Espionnage de l’Elysée : la NSA ou la folie américaine
On ne peut pas franchement jouer la surprise. Depuis qu’Edward Snowden a révélé, en juin 2013, l’étendue planétaire de la surveillance électronique et de la collecte de données privées opérées par les services de renseignement américains, depuis qu’on a appris que cet espionnage de masse allait jusqu’à la mise sur écoute du téléphone portable personnel de la chancelière allemande, depuis que l’on sait que la sophistication ultime était de faire espionner Airbus par les services secrets allemands pour le compte du renseignement américain, rien ne peut plus vraiment nous étonner. Tôt ou tard, nous allions avoir la confirmation que l’Elysée et les responsables français étaient aussi sur écoutes américaines. C’est chose faite, si l’on en croit les révélations de WikiLeaks, publiées, mardi 23 juin, par Libération et Mediapart.
Est-ce pour autant acceptable ? Non, bien sûr. Il faut, certes, éviter le piège de l’angélisme. Le renseignement est un élément crucial dans la lutte contre le terrorisme. La France vient elle-même d’adopter un vaste projet de loi pour le renforcer ; certaines des dispositions de ce texte ont été vivement combattues par les défenseurs des libertés publiques, pointant les empiétements possibles du renseignement sur la vie privée des Français et, plus encore, des étrangers.

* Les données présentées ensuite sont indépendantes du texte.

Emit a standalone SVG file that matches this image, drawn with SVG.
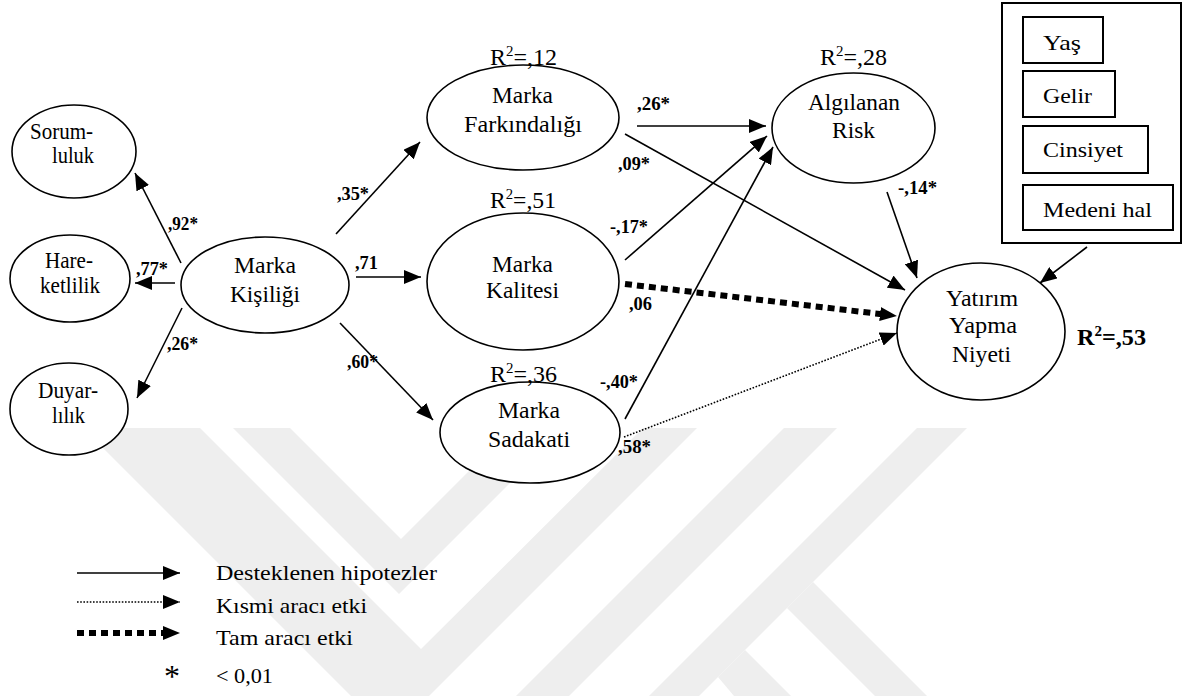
<svg xmlns="http://www.w3.org/2000/svg" width="1183" height="696" viewBox="0 0 1183 696">
  <defs>
    <style>
      .node ellipse { fill: #fff; stroke: #000; stroke-width: 1.6; }
      .box { fill: #fff; stroke: #000; stroke-width: 2; }
      text { font-family: "Liberation Serif", "Times New Roman", serif; fill: #000; }
      .lbl { font-size: 22.5px; }
      .coef { font-size: 18px; font-weight: bold; }
      .legend { font-size: 21.5px; }
      .solid { stroke: #000; stroke-width: 1.6; fill: none; }
      .dotted { stroke: #000; stroke-width: 1.6; stroke-dasharray: 1.6 1.6; fill: none; }
      .thick { stroke: #000; stroke-width: 6; stroke-dasharray: 7 5; fill: none; }
      .wm { fill: #eeeeee; }
    </style>
    <marker id="ah" viewBox="0 0 17 14" refX="17" refY="7" markerWidth="17" markerHeight="14" markerUnits="userSpaceOnUse" orient="auto">
      <path d="M0,0 L17,7 L0,14 z" fill="#000"/>
    </marker>
    <marker id="ahT" viewBox="0 0 17 14" refX="7" refY="7" markerWidth="17" markerHeight="14" markerUnits="userSpaceOnUse" orient="auto">
      <path d="M0,0 L17,7 L0,14 z" fill="#000"/>
    </marker>
  </defs>

  <rect x="0" y="0" width="1183" height="696" fill="#fff"/>

  <!-- faint background emblem -->
  <g id="emblem">
    <polygon class="wm" points="83,428 200,428 421,649 643,428 697,428 429,696 351,696"/>
    <polygon class="wm" points="233,428 290,428 401,539 512,428 565,428 399,594"/>
    <polygon class="wm" points="784,428 837,428 569,696 516,696"/>
    <polygon class="wm" points="917,428 967,428 699,696 649,696"/>
    <polygon class="wm" points="813,582 927,696 875,696 787,608"/>
    <polygon class="wm" points="745,650 791,696 734,696 718,677"/>
  </g>

  <!-- connectors -->
  <g id="connectors">
    <line class="solid" x1="181" y1="263" x2="135" y2="173" marker-end="url(#ah)"/>
    <line class="solid" x1="175" y1="283" x2="135" y2="283" marker-end="url(#ah)"/>
    <line class="solid" x1="182" y1="308" x2="137" y2="398" marker-end="url(#ah)"/>
    <line class="solid" x1="336" y1="234" x2="420" y2="142" marker-end="url(#ah)"/>
    <line class="solid" x1="356" y1="277" x2="421" y2="277" marker-end="url(#ah)"/>
    <line class="solid" x1="340" y1="323" x2="433" y2="420" marker-end="url(#ah)"/>
    <line class="solid" x1="637" y1="126" x2="766" y2="126" marker-end="url(#ah)"/>
    <line class="solid" x1="625" y1="134" x2="905" y2="290" marker-end="url(#ah)"/>
    <line class="solid" x1="625" y1="260" x2="767" y2="136" marker-end="url(#ah)"/>
    <line class="thick" x1="625" y1="284" x2="887" y2="314.8" marker-end="url(#ahT)"/>
    <line class="solid" x1="625" y1="419" x2="773" y2="147" marker-end="url(#ah)"/>
    <line class="dotted" x1="624" y1="437" x2="897" y2="333" marker-end="url(#ah)"/>
    <line class="solid" x1="887" y1="192" x2="917" y2="278" marker-end="url(#ah)"/>
    <line class="solid" x1="1087" y1="247" x2="1040" y2="283" marker-end="url(#ah)"/>

    <text class="coef" x="168" y="230" textLength="30" lengthAdjust="spacingAndGlyphs">,92*</text>
    <text class="coef" x="136" y="275" textLength="32" lengthAdjust="spacingAndGlyphs">,77*</text>
    <text class="coef" x="167" y="350" textLength="31" lengthAdjust="spacingAndGlyphs">,26*</text>
    <text class="coef" x="337" y="200" textLength="32" lengthAdjust="spacingAndGlyphs">,35*</text>
    <text class="coef" x="355" y="269" textLength="23" lengthAdjust="spacingAndGlyphs">,71</text>
    <text class="coef" x="347" y="368" textLength="31" lengthAdjust="spacingAndGlyphs">,60*</text>
    <text class="coef" x="637" y="110" textLength="33" lengthAdjust="spacingAndGlyphs">,26*</text>
    <text class="coef" x="618" y="170" textLength="32" lengthAdjust="spacingAndGlyphs">,09*</text>
    <text class="coef" x="610" y="233" textLength="38" lengthAdjust="spacingAndGlyphs">-,17*</text>
    <text class="coef" x="629" y="310" textLength="23" lengthAdjust="spacingAndGlyphs">,06</text>
    <text class="coef" x="600" y="388" textLength="38" lengthAdjust="spacingAndGlyphs">-,40*</text>
    <text class="coef" x="618" y="453" textLength="33" lengthAdjust="spacingAndGlyphs">,58*</text>
    <text class="coef" x="898" y="194" textLength="39" lengthAdjust="spacingAndGlyphs">-,14*</text>
  </g>

  <!-- personality dimensions -->
  <g id="sorumluluk" class="node">
    <ellipse cx="74" cy="151.5" rx="62" ry="46.5"/>
    <text class="lbl" x="30" y="139" textLength="63" lengthAdjust="spacingAndGlyphs">Sorum-</text>
    <text class="lbl" x="52" y="163" textLength="42" lengthAdjust="spacingAndGlyphs">luluk</text>
  </g>
  <g id="hareketlilik" class="node">
    <ellipse cx="70" cy="278.5" rx="60" ry="43.5"/>
    <text class="lbl" x="45" y="268" textLength="48" lengthAdjust="spacingAndGlyphs">Hare-</text>
    <text class="lbl" x="40" y="293" textLength="60" lengthAdjust="spacingAndGlyphs">ketlilik</text>
  </g>
  <g id="duyarlilik" class="node">
    <ellipse cx="69" cy="409" rx="59" ry="46"/>
    <text class="lbl" x="38" y="398" textLength="60" lengthAdjust="spacingAndGlyphs">Duyar-</text>
    <text class="lbl" x="52" y="423" textLength="33" lengthAdjust="spacingAndGlyphs">lılık</text>
  </g>
  <g id="marka-kisiligi" class="node">
    <ellipse cx="265" cy="285" rx="84" ry="48"/>
    <text class="lbl" x="234" y="273" textLength="62" lengthAdjust="spacingAndGlyphs">Marka</text>
    <text class="lbl" x="230" y="302" textLength="70" lengthAdjust="spacingAndGlyphs">Kişiliği</text>
  </g>

  <!-- mediators -->
  <g id="marka-farkindaligi" class="node">
    <ellipse cx="523" cy="117.5" rx="96" ry="52.5"/>
    <text class="lbl" x="490" y="65" textLength="67" lengthAdjust="spacingAndGlyphs">R<tspan font-size="14" dy="-9">2</tspan><tspan dy="9">=,12</tspan></text>
    <text class="lbl" x="492" y="103" textLength="61" lengthAdjust="spacingAndGlyphs">Marka</text>
    <text class="lbl" x="464" y="132" textLength="118" lengthAdjust="spacingAndGlyphs">Farkındalığı</text>
  </g>
  <g id="marka-kalitesi" class="node">
    <ellipse cx="523" cy="281.5" rx="96" ry="68.5"/>
    <text class="lbl" x="490" y="208" textLength="66" lengthAdjust="spacingAndGlyphs">R<tspan font-size="14" dy="-9">2</tspan><tspan dy="9">=,51</tspan></text>
    <text class="lbl" x="492" y="272" textLength="61" lengthAdjust="spacingAndGlyphs">Marka</text>
    <text class="lbl" x="486" y="298" textLength="73" lengthAdjust="spacingAndGlyphs">Kalitesi</text>
  </g>
  <g id="marka-sadakati" class="node">
    <ellipse cx="530" cy="432.5" rx="90" ry="50.5"/>
    <text class="lbl" x="490" y="382" textLength="67" lengthAdjust="spacingAndGlyphs">R<tspan font-size="14" dy="-9">2</tspan><tspan dy="9">=,36</tspan></text>
    <text class="lbl" x="498" y="418" textLength="62" lengthAdjust="spacingAndGlyphs">Marka</text>
    <text class="lbl" x="488" y="447" textLength="82" lengthAdjust="spacingAndGlyphs">Sadakati</text>
  </g>
  <g id="algilanan-risk" class="node">
    <ellipse cx="853.5" cy="128" rx="81.5" ry="55"/>
    <text class="lbl" x="820" y="65" textLength="67" lengthAdjust="spacingAndGlyphs">R<tspan font-size="14" dy="-9">2</tspan><tspan dy="9">=,28</tspan></text>
    <text class="lbl" x="808" y="110" textLength="92" lengthAdjust="spacingAndGlyphs">Algılanan</text>
    <text class="lbl" x="832" y="138" textLength="43" lengthAdjust="spacingAndGlyphs">Risk</text>
  </g>

  <!-- outcome -->
  <g id="yatirim-yapma-niyeti" class="node">
    <ellipse cx="981" cy="331.5" rx="84" ry="68.5"/>
    <text class="lbl" x="946" y="306" textLength="72" lengthAdjust="spacingAndGlyphs">Yatırım</text>
    <text class="lbl" x="949" y="333" textLength="68" lengthAdjust="spacingAndGlyphs">Yapma</text>
    <text class="lbl" x="952" y="362" textLength="59" lengthAdjust="spacingAndGlyphs">Niyeti</text>
    <text class="lbl" x="1077" y="345" font-weight="bold" textLength="69" lengthAdjust="spacingAndGlyphs">R<tspan font-size="14" dy="-9">2</tspan><tspan dy="9">=,53</tspan></text>
  </g>

  <!-- control variables -->
  <g id="kontrol">
    <rect class="box" x="1002" y="3" width="179" height="240"/>
    <rect class="box" x="1023" y="17" width="80" height="46"/>
    <text class="legend" x="1043" y="50" textLength="38" lengthAdjust="spacingAndGlyphs">Yaş</text>
    <rect class="box" x="1023" y="71" width="92" height="46"/>
    <text class="legend" x="1043" y="103" textLength="49" lengthAdjust="spacingAndGlyphs">Gelir</text>
    <rect class="box" x="1023" y="126" width="125" height="47"/>
    <text class="legend" x="1043" y="157" textLength="80" lengthAdjust="spacingAndGlyphs">Cinsiyet</text>
    <rect class="box" x="1023" y="185" width="150" height="45"/>
    <text class="legend" x="1043" y="217" textLength="109" lengthAdjust="spacingAndGlyphs">Medeni hal</text>
  </g>

  <!-- key -->
  <g id="legend">
    <line class="solid" x1="77" y1="573" x2="180" y2="573" stroke-width="2" marker-end="url(#ah)"/>
    <line class="dotted" x1="77" y1="602" x2="180" y2="602" marker-end="url(#ah)"/>
    <line class="thick" x1="77" y1="633" x2="170" y2="633" marker-end="url(#ahT)"/>
    <text class="legend" x="216" y="580" textLength="221" lengthAdjust="spacingAndGlyphs">Desteklenen hipotezler</text>
    <text class="legend" x="216" y="613" textLength="151" lengthAdjust="spacingAndGlyphs">Kısmi aracı etki</text>
    <text class="legend" x="216" y="645" textLength="137" lengthAdjust="spacingAndGlyphs">Tam aracı etki</text>
    <text x="172" y="687" font-size="32" text-anchor="middle">*</text>
    <text class="legend" x="216" y="683" textLength="57" lengthAdjust="spacingAndGlyphs">&lt; 0,01</text>
  </g>
</svg>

Dans ce combat, les services français et européens ont besoin de coopérer avec les services américains, et ils doivent pouvoir continuer à le faire, dans le strict respect du droit.
Mais ce n’est pas de cela qu’il s’agit, dans la folie qui s’est emparée de la NSA (National Security Agency) dans l’Amérique de l’après-11-Septembre. Ecouter les conversations privées de Mme Merkel ou de M. Hollande ne relève pas de la lutte contre le terrorisme, pas plus que l’espionnage d’Airbus ou des conseillers à l’environnement. Cela relève de l’emballement d’une machine infernale, aux moyens technologiques quasi illimités et qui se considère comme hors de contrôle juridique, politique et démocratique.
Qu’une telle machine puisse opérer au cœur d’une puissance comme les Etats-Unis est très grave. On aimerait, évidemment, savoir si ces excès sont le fait de services livrés à l’ivresse de leurs infinies capacités et placés en pilotage automatique, ou s’ils répondent à des ordres donnés au plus haut niveau.
Réparer les immenses dégâts
Dans les deux cas, cependant, ces pratiques sont inadmissibles. Les démentis très limités apportés par Washington aux révélations sur la mise sur écoutes des dirigeants français et allemands trahissent, par ce qu’ils ne disent pas, une information : le président Obama semble avoir mis fin à ces opérations courant 2013, après la fuite d’Edward Snowden. Ainsi, la Maison Blanche indique qu’elle « n’écoute pas et n’écoutera pas » M. Hollande. Elle ne dit pas qu’elle ne l’a pas écouté en 2012, ni qu’elle n’a pas écouté ses prédécesseurs.
Ce type de minauderies est pathétique. Les Etats-Unis doivent aujourd’hui reconnaître l’ampleur du problème, admettre le danger qu’il représente pour la démocratie et les libertés, et réparer les immenses dégâts que ces affaires ont causés à leurs relations avec leurs alliés. Ils doivent remettre à plat les hiérarchies qui régissent leur coopération avec les différents services de renseignement occidentaux, selon qu’ils sont anglophones, allemands ou français. Une bonne façon d’aborder cet examen serait de commencer par présenter des excuses aux pays visés, ce qui, depuis deux ans, n’a pas été fait.